Wednesday, May 03, 2006

The Battle For Ground Zero, Part 129

Since the logjam was broken last week with an agreement between Silverstein and the Port Authority, not only has prepartory work gone forward (it had been ongoing for several weeks before the agreement was reached, but not widely publicized), Silverstein has now announced who else will be involved in the design of the skyscrapers within his mandate.

Richard Rogers will be designing Tower 3 and Fumihiko Maki is to design Tower 4 at 150 Greenwich Street.
The design work on both Tower 3 and Tower 4 will begin immediately, Silverstein Properties said, with concept drawings due in four months and construction expected to start in 2007.

Given the squabbles that have repeatedly delayed reconstruction at ground zero, such projections are likely to be treated with skepticism. And some planners have questioned whether a coherent aesthetic can emerge at a site involving so many cooks.

In addition to Daniel Libeskind, who designed the master plan for the site, architects include David C. Childs, designer of a so-called Freedom Tower; Norman Foster, chosen in December to design Tower 2; Michael Arad, creator of a proposed ground zero memorial; Santiago Calatrava, whose PATH station is now rising at the site; and Frank Gehry, who was drafted to design a performing arts center.
Where to start with this. Libeskind's master plan has been revised so many times that one has to wonder whether you could call it his plan. Childs is designing the Freedom Tower, which itself has gone through several revisions from Libeskind's original design to the current obelisk on a pedestal. Of the architects involved, the ones I have the most faith in are Calatrava and Foster, whose designs are energetic and dynamic, not to mention eyecatching. Mr. Maki's background includes:
... Pritzker Prize for architecture in 1993, only the second Japanese architect to do so, after Kenzo Tange in 1987. In its citation the Pritzker jury wrote, "He is a modernist who has fused the best of both Eastern and Western cultures."

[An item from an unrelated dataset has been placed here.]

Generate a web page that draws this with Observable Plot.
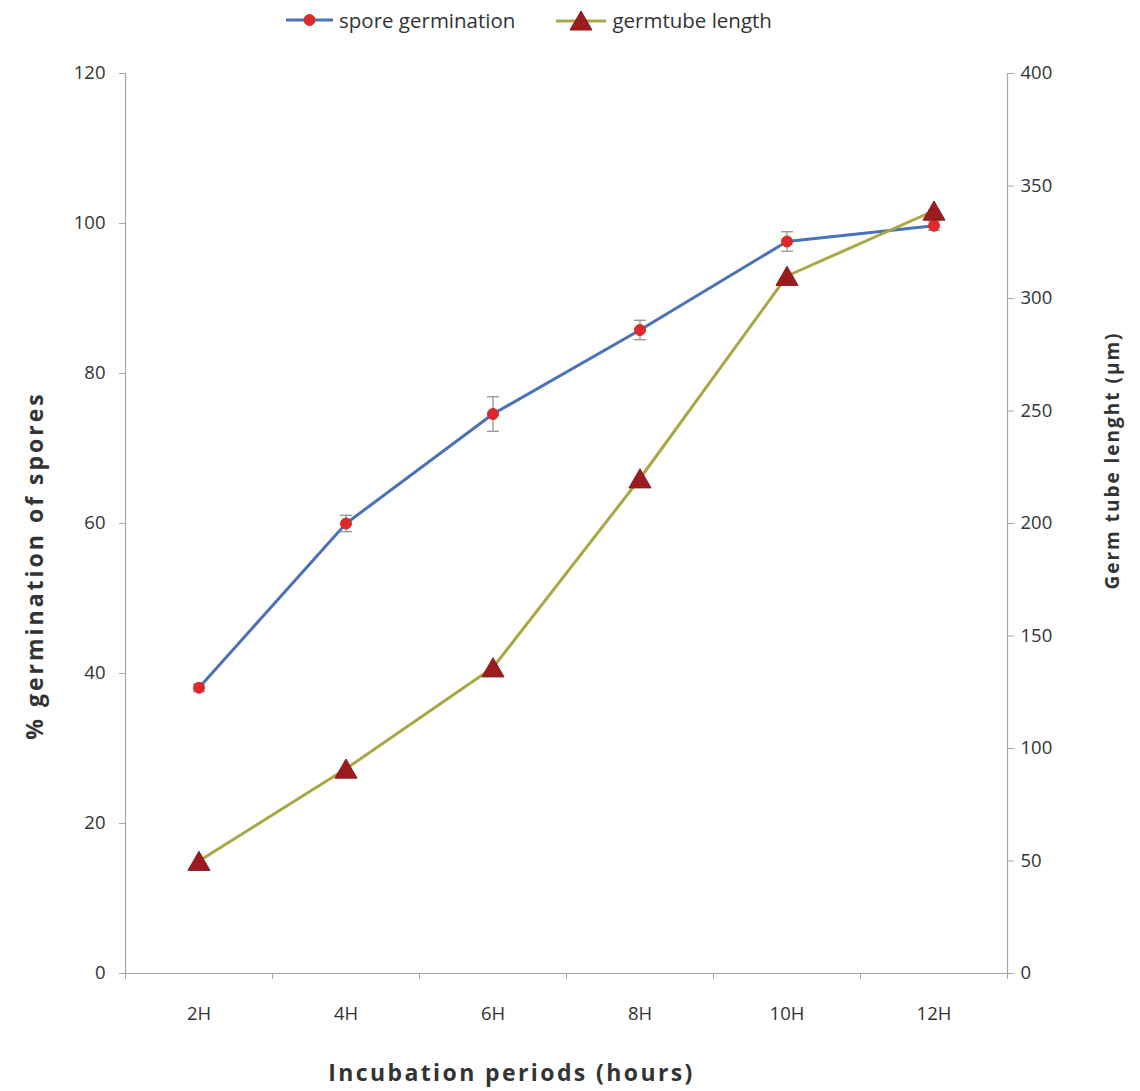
<!DOCTYPE html>
<html>
<head>
<meta charset="utf-8">
<script src="https://cdn.jsdelivr.net/npm/d3@7"></script>
<script src="https://cdn.jsdelivr.net/npm/@observablehq/plot@0.6"></script>
<style>
  html, body { margin: 0; padding: 0; background: #fff; }
  #legend { height: 40px; display: flex; align-items: center; padding-left: 286px; font-family: "Open Sans", sans-serif; font-size: 20.5px; color: #333; }
  #legend .item { display: flex; align-items: center; }
  #legend .item span { margin-left: 6px; }
  #legend .item + .item { margin-left: 41px; }
  #chart svg { display: block; }
</style>
</head>
<body>
<div id="legend"></div>
<div id="chart"></div>
<script>
// ---- data ----
const categories = ["2H", "4H", "6H", "8H", "10H", "12H"];
const germination = [38.1, 60.0, 74.6, 85.8, 97.6, 99.7];
const germinationErr = [0.5, 1.1, 2.3, 1.3, 1.3, 0.6];
const tubeLength = [50, 91, 136, 220, 310, 339];
const leftTicks = [0, 20, 40, 60, 80, 100, 120];
const rightTicks = [0, 50, 100, 150, 200, 250, 300, 350, 400];
const seriesNames = ["spore germination", "germtube length"];
const xTitle = "Incubation periods (hours)";
const yLeftTitle = "% germination of spores";
const yRightTitle = "Germ tube lenght (\u00b5m)";

// ---- styles ----
const blue = "#4a72b8";
const olive = "#a9a845";
const circleFill = "#e3262b";
const circleStroke = "#c0392b";
const triFill = "#9c1b1f";
const triStroke = "#8a1a1c";
const axisGray = "#a6a6a6";
const textColor = "#333";

const n = categories.length;
const leftMax = leftTicks[leftTicks.length - 1];
const rightMax = rightTicks[rightTicks.length - 1];
const k = leftMax / rightMax; // map right-axis values onto left scale

const rows = categories.map((c, i) => ({
  x: i + 1,
  cat: c,
  g: germination[i],
  e: germinationErr[i],
  t: tubeLength[i] * k
}));

const capSymbol = {
  draw(ctx, size) {
    const r = Math.sqrt(size / Math.PI);
    ctx.moveTo(-r, 0);
    ctx.lineTo(r, 0);
  }
};

// ---- legend ----
const legend = document.getElementById("legend");
legend.innerHTML = `
  <div class="item">
    <svg width="47" height="20"><line x1="0" x2="47" y1="10" y2="10" stroke="${blue}" stroke-width="3"/>
    <circle cx="23.5" cy="10" r="5.5" fill="${circleFill}" stroke="${circleStroke}"/></svg>
    <span>${seriesNames[0]}</span>
  </div>
  <div class="item">
    <svg width="50" height="22"><line x1="0" x2="50" y1="12" y2="12" stroke="${olive}" stroke-width="3"/>
    <path d="M25,2 L36,21 L14,21 Z" fill="${triFill}" stroke="${triStroke}"/></svg>
    <span>${seriesNames[1]}</span>
  </div>`;

// ---- chart ----
const chart = Plot.plot({
  width: 1140,
  height: 1051,
  marginTop: 33,
  marginBottom: 118,
  marginLeft: 125,
  marginRight: 133,
  x: { type: "linear", domain: [0.5, n + 0.5] },
  y: { domain: [0, leftMax] },
  style: { fontFamily: "Open Sans, sans-serif", fontSize: "18px", color: textColor, background: "white" },
  marks: [
    Plot.ruleY([0], { stroke: axisGray, strokeWidth: 1.2 }),
    Plot.ruleX([0.5], { stroke: axisGray, strokeWidth: 1.2 }),
    Plot.ruleX([n + 0.5], { stroke: axisGray, strokeWidth: 1.2 }),
    Plot.axisY({ anchor: "left", ticks: leftTicks, tickSize: 6, tickPadding: 14, stroke: axisGray, fill: textColor, label: null, fontSize: 18.5 }),
    Plot.axisY({ anchor: "right", ticks: rightTicks.map(v => v * k), tickFormat: v => Math.round(v / k), tickSize: 6, tickPadding: 7, stroke: axisGray, fill: textColor, label: null, fontSize: 18.5 }),
    Plot.axisX({ ticks: d3.range(n + 1).map(i => i + 0.5), tickFormat: () => "", tickSize: 6, stroke: axisGray, label: null }),
    Plot.axisX({ ticks: d3.range(1, n + 1), tickFormat: i => categories[i - 1], tickSize: 0, tickPadding: 33, fill: textColor, label: null, fontSize: 18.5 }),
    Plot.text([xTitle], { frameAnchor: "bottom", textAnchor: "middle", dx: -55, dy: 107, fontWeight: "bold", fontSize: 23, fill: textColor }),
    Plot.text([yLeftTitle], { frameAnchor: "left", textAnchor: "middle", dx: -90, dy: 42, rotate: -90, fontWeight: "bold", fontSize: 23, fill: textColor }),
    Plot.text([yRightTitle], { frameAnchor: "right", textAnchor: "middle", dx: 105, dy: -63, rotate: -90, fontWeight: "bold", fontSize: 19, fill: textColor }),
    // spore germination
    Plot.line(rows, { x: "x", y: "g", stroke: blue, strokeWidth: 3 }),
    Plot.ruleX(rows, { x: "x", y1: d => d.g - d.e, y2: d => d.g + d.e, stroke: "#8c8c8c", strokeWidth: 1.2 }),
    Plot.dot(rows, { x: "x", y: d => d.g + d.e, symbol: capSymbol, r: 6, stroke: "#8c8c8c", strokeWidth: 1.2, fill: "none" }),
    Plot.dot(rows, { x: "x", y: d => d.g - d.e, symbol: capSymbol, r: 6, stroke: "#8c8c8c", strokeWidth: 1.2, fill: "none" }),
    Plot.dot(rows, { x: "x", y: "g", r: 5.5, fill: circleFill, stroke: circleStroke, strokeWidth: 1 }),
    // germ tube length
    Plot.line(rows, { x: "x", y: "t", stroke: olive, strokeWidth: 3 }),
    Plot.dot(rows, { x: "x", y: "t", symbol: "triangle", r: 8.2, dy: 3, fill: triFill, stroke: triStroke, strokeWidth: 1 })
  ]
});
document.getElementById("chart").appendChild(chart);

// letter spacing on the axis titles
const spacing = new Map([[xTitle, "2.4px"], [yLeftTitle, "3px"], [yRightTitle, "2px"]]);
d3.select(chart).selectAll("text").each(function () {
  const s = spacing.get(this.textContent);
  if (s) this.style.letterSpacing = s;
});
</script>
</body>
</html>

In Manhattan, Mr. Maki is also designing a 35-story expansion of the United Nations that would also allow for the renovation of the Secretariat building and supplant the Robert Moses Playground on First Avenue.
If the name Richard Rogers sounds familiar, that's because it should. He's the architect involved in redesigning and expanding the Javits Center a few miles north of Ground Zero and he had allowed his offices to be used to organize architects to boycott doing projects in Israel. As I noted at the time of that post, even if Rogers didn't subscribe to all the ideas mentioned at the meeting, the fact that he allowed his offices to be used for the meeting would have sent Javits spinning in his grave (Javits was a staunch supporter of Israel).

UPDATE:
Curbed has a visual key to the site - putting names and faces to each of the major Ground Zero components. They also note that a number of federal agencies are being wooed to be housed in the Freedom Tower, including DHS, FBI, and other law enforcement agencies. Gothamist has more. The LMDC factsheet on the Freedom Tower coyly notes that preliminary work had already begun before the Silverstein-PA agreement had become public. I'd noted previously that PATH service was being adjusted beginning April 9, 2006, because of the need to engage in preparatory work.